Aim of the task. Locate the string "this" throughout the material and copy every line in which it occurs.
>> Start Information provided
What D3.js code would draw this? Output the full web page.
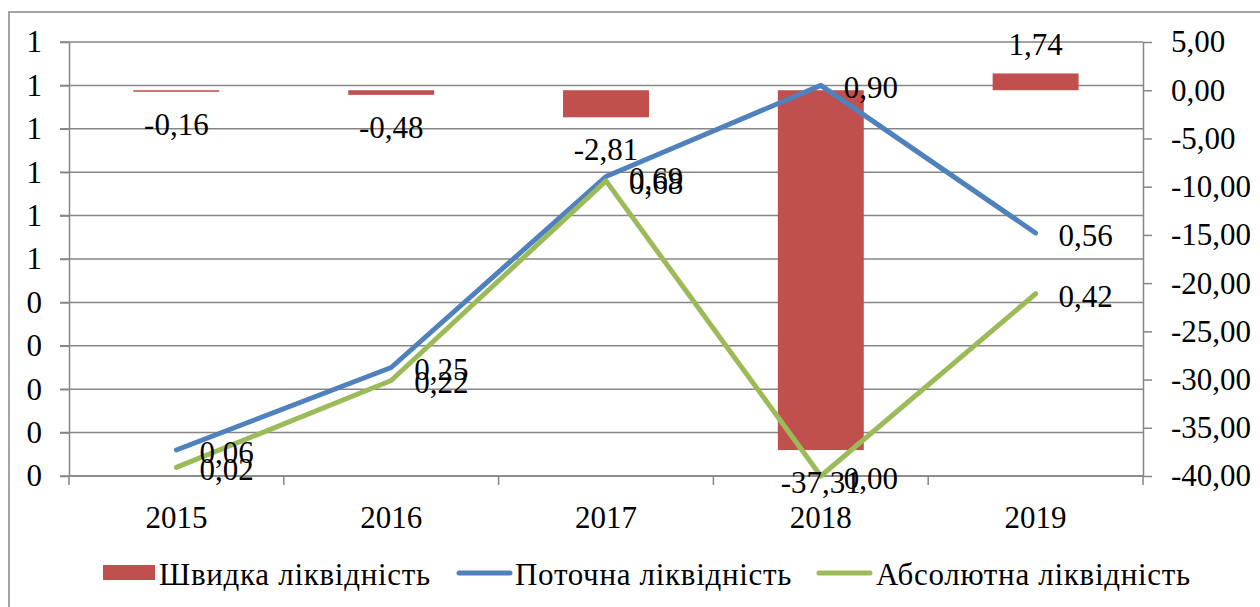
>> End Information provided
>> Start Information provided
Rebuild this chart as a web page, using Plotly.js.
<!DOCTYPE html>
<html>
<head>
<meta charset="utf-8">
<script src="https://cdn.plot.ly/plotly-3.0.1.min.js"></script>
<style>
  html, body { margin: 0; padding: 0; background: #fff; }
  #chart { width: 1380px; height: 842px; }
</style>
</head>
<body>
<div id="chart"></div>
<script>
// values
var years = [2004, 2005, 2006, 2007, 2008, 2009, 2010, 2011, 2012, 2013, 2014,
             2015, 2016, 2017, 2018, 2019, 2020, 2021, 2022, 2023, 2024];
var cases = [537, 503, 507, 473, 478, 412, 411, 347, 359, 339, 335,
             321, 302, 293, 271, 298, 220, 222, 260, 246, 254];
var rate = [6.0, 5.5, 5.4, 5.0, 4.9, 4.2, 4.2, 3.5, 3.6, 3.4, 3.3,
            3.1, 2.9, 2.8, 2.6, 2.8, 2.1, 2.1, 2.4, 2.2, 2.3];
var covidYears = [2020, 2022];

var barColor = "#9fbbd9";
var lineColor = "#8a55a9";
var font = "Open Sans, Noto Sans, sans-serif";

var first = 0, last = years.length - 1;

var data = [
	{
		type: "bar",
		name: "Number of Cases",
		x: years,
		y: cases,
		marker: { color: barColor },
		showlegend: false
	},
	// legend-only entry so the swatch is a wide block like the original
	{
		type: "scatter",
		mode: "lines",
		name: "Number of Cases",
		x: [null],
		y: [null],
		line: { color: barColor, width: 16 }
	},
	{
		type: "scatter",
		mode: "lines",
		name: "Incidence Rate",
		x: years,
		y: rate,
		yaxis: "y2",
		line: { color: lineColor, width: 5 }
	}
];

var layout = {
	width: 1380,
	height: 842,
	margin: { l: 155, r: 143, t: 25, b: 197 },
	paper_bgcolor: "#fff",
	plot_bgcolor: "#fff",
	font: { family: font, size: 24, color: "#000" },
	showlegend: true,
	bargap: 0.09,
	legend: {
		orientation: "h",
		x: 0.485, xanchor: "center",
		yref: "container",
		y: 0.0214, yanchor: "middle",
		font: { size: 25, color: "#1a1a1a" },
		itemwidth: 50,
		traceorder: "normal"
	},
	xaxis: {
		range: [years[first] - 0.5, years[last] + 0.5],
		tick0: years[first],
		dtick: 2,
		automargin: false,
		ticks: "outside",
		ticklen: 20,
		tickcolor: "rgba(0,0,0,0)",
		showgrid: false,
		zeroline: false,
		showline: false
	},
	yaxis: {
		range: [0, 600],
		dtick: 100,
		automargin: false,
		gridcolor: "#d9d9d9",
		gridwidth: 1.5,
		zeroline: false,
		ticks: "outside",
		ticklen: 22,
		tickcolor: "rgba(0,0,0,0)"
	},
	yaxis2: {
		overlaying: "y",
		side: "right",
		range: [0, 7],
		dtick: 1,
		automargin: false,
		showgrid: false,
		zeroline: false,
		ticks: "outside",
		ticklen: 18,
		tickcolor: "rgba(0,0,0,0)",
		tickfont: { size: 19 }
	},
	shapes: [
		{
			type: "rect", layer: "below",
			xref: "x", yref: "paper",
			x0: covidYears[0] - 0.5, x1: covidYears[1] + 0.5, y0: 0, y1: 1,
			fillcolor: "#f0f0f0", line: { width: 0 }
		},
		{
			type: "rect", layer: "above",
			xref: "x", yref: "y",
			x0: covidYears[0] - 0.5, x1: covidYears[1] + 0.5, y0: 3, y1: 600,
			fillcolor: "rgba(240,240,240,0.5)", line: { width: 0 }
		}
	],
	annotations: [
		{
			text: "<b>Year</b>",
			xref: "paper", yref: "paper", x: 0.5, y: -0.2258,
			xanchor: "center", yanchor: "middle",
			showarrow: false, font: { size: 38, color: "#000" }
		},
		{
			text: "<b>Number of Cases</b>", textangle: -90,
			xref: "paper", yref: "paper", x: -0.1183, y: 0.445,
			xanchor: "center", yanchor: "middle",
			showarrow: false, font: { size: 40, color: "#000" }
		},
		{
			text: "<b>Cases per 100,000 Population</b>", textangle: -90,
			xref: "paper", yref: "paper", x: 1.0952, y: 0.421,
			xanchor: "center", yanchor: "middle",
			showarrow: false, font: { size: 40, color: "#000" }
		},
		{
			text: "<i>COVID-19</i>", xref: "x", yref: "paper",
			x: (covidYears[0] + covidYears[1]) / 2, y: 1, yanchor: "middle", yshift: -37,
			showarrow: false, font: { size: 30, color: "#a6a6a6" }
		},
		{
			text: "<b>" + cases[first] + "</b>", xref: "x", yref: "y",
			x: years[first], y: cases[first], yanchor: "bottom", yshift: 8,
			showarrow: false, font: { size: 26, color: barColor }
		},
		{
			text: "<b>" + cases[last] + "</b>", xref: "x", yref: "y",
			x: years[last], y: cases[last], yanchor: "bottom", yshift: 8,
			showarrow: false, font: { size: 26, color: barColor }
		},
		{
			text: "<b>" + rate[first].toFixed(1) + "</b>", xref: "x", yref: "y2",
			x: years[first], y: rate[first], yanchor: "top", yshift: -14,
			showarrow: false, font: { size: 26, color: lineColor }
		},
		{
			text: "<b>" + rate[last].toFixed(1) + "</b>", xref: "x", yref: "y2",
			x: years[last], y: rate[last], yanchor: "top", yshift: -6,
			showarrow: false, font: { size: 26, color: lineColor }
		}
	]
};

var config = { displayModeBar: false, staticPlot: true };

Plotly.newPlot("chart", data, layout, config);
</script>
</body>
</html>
>> End Information provided
>> Start Information provided
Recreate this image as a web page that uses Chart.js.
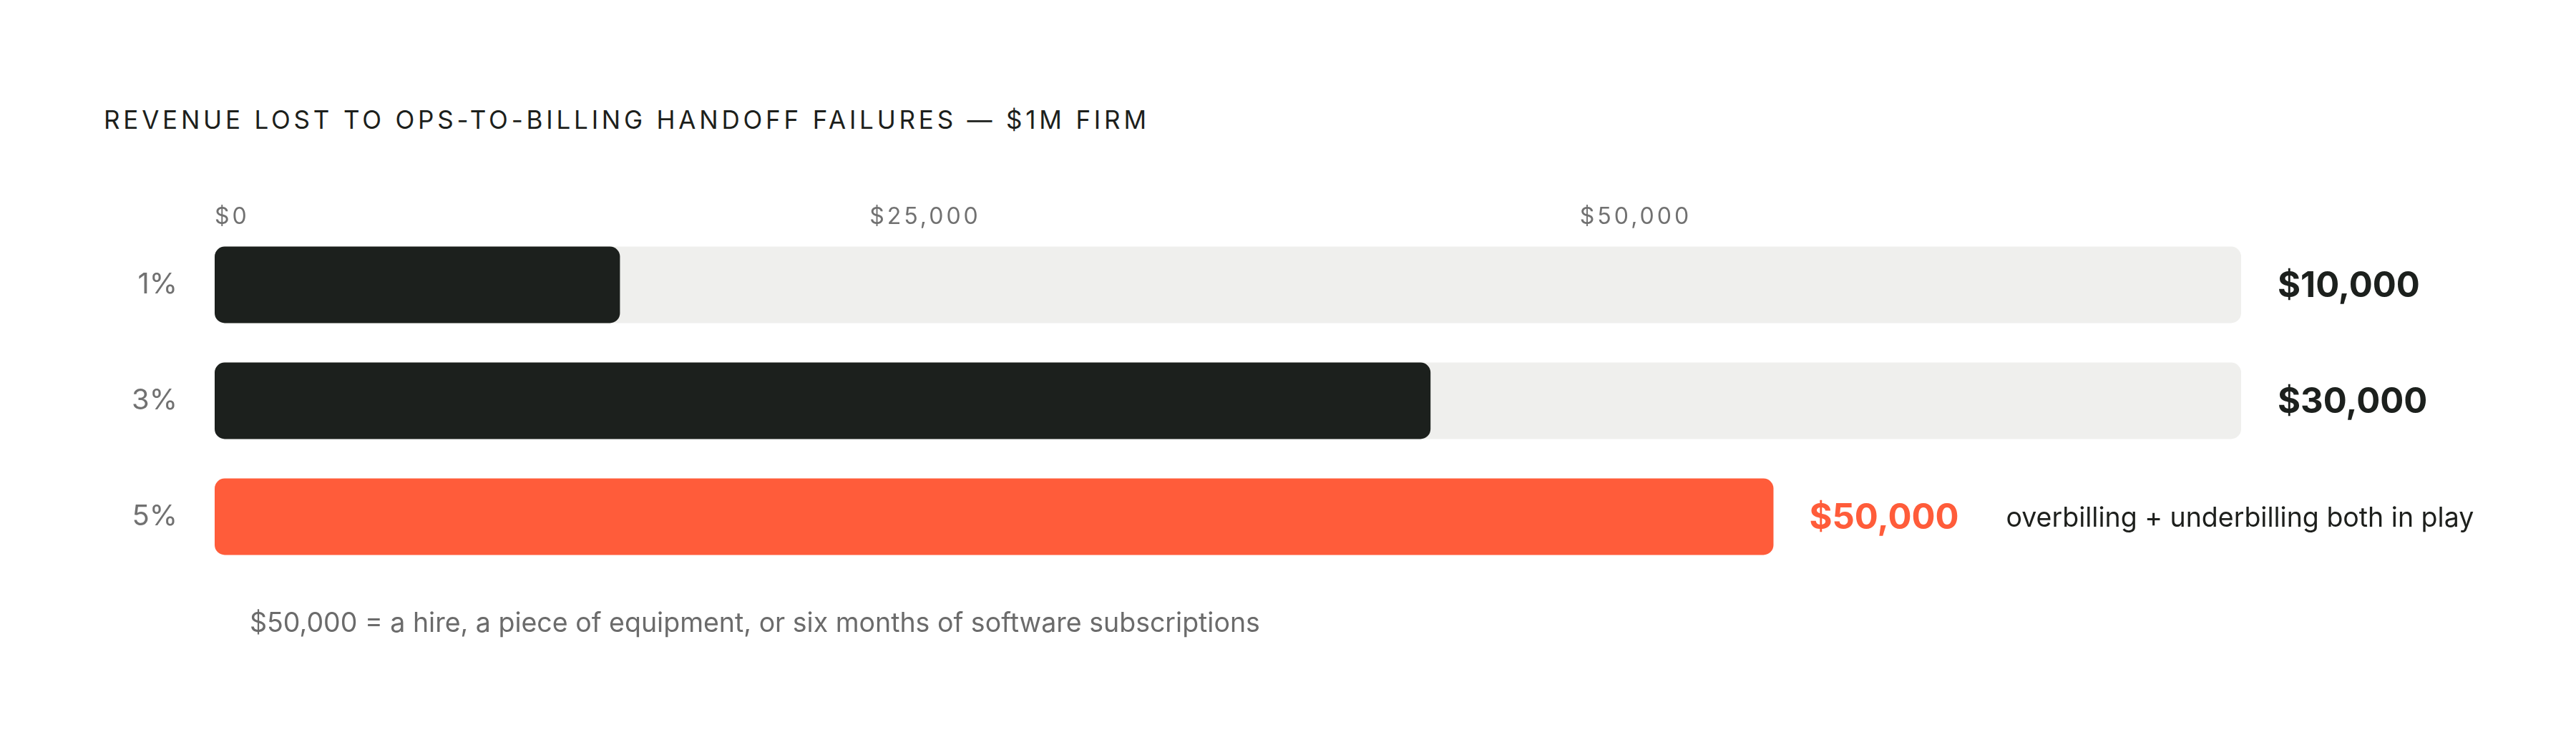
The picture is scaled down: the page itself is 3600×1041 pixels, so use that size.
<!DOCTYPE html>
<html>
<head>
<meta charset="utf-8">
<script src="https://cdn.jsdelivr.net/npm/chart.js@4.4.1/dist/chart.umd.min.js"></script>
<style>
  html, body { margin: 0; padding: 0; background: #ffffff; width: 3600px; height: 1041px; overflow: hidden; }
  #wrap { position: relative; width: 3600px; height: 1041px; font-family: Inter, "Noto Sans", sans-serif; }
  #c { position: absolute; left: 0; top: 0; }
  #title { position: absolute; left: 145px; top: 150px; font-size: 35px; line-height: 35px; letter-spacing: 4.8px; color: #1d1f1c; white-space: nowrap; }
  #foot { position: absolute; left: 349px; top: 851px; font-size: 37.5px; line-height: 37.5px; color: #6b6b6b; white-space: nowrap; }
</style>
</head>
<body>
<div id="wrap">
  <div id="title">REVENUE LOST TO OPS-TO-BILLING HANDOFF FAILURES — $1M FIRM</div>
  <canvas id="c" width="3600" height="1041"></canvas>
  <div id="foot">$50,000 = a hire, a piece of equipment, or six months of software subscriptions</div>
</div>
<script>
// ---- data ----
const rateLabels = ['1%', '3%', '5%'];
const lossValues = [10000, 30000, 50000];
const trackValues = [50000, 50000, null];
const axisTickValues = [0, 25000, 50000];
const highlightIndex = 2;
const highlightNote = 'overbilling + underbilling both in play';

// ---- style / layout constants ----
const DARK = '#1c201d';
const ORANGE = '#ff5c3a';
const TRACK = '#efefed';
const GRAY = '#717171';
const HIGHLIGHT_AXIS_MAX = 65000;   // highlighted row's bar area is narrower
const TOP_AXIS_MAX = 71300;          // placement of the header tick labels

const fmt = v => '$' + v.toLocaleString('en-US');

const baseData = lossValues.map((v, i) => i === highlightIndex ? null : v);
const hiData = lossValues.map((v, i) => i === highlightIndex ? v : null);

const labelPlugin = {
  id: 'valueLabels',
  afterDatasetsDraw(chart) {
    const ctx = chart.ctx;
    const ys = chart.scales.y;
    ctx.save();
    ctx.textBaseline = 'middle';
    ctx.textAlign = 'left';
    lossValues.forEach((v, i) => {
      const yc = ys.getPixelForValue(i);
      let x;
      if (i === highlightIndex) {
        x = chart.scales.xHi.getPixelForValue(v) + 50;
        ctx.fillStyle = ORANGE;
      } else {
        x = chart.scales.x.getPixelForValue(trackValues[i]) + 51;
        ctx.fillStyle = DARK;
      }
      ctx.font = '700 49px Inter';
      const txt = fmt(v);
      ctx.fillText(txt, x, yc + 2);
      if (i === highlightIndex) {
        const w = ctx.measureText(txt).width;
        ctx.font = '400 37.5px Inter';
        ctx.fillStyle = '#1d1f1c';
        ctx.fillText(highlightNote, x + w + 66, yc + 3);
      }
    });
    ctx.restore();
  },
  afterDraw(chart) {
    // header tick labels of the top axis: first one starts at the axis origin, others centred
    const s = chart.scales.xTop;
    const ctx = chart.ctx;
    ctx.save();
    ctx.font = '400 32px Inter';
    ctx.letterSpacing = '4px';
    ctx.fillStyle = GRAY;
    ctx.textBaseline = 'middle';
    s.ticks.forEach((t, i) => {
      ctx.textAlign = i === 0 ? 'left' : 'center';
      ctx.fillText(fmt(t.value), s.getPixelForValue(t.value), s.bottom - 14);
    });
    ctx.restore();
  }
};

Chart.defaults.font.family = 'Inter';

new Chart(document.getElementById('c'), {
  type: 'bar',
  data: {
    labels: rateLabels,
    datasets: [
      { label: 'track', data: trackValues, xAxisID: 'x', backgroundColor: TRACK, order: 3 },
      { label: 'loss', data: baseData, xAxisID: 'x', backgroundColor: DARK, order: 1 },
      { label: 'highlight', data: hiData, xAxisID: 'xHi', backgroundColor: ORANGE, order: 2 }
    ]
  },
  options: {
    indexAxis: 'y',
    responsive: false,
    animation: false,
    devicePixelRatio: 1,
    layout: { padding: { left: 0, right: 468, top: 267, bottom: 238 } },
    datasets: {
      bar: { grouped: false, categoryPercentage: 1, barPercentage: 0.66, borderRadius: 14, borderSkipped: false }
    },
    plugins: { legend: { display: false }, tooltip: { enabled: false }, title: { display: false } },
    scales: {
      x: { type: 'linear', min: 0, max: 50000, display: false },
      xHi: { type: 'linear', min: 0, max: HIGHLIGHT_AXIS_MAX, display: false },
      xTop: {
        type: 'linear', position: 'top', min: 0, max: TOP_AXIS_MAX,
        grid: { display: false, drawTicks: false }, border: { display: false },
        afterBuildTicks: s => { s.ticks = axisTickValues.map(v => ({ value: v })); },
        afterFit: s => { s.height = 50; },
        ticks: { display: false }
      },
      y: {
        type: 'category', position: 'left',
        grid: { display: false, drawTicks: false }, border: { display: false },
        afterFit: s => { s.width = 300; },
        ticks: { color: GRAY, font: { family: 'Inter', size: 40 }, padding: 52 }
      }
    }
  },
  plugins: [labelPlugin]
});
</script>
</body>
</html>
>> End Information provided
Answer below.
What D3.js code would draw this? Output the full web page.
Rebuild this chart as a web page, using Plotly.js.
Recreate this image as a web page that uses Chart.js.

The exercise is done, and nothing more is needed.